Quelques longueurs exceptées, la romancière réussit son pari, entrelaçant avec fluidité ces nombreuses voix intérieures. Ce roman touffu embrasse très large, et s’alourdit parfois du concentré de tragédies qu’il dévoile.
Mais il faut admettre que plusieurs de ces scènes sont saisissantes.
Huston fait vivre avec force, dans toute son épaisseur, une humanité en miniature, avec son lot de deuils et d’angoisses, mais aussi sa puissante volonté de vivre.
Éd. Actes Sud / Leméac, 2001, 500 p.
Ce nouveau roman, Nancy Huston en porte l’idée depuis longtemps. Mue par le projet "d’explorer un réseau d’amitiés, d’évoquer toute la complexité des vies dans une immense tapisserie", l’auteure avait même commencé à l’écrire, en 1991. Mais ne s’estimant pas assez mûre pour le mener à bien, elle n’en conserve alors qu’un extrait, qui deviendra La Virevolte (d’où la récurrence de certains personnages dans les deux oeuvres, le roman fut publié en 1994).

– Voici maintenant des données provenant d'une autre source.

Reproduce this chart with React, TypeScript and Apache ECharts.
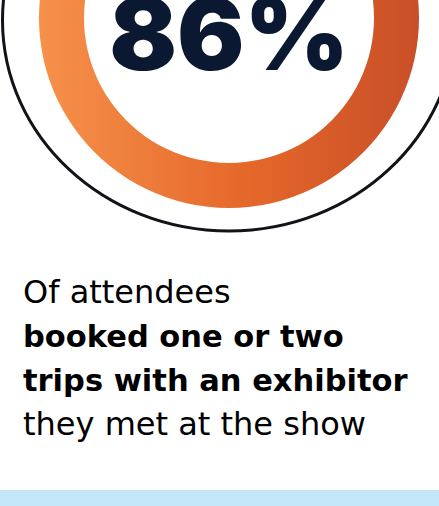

"Je trouve quand même étonnant qu’on arrive à se soutenir les uns les autres. C’est la seule chose qui donne un sens à la vie! De toute façon, on va mourir. Alors, pendant qu’on est là, il y a ce très bel effort, même si c’est un peu raté, de tendre la main et de dire: "je t’écoute.""
Et d’ailleurs, tout n’y est pas noir. Il y a l’amour, l’amitié.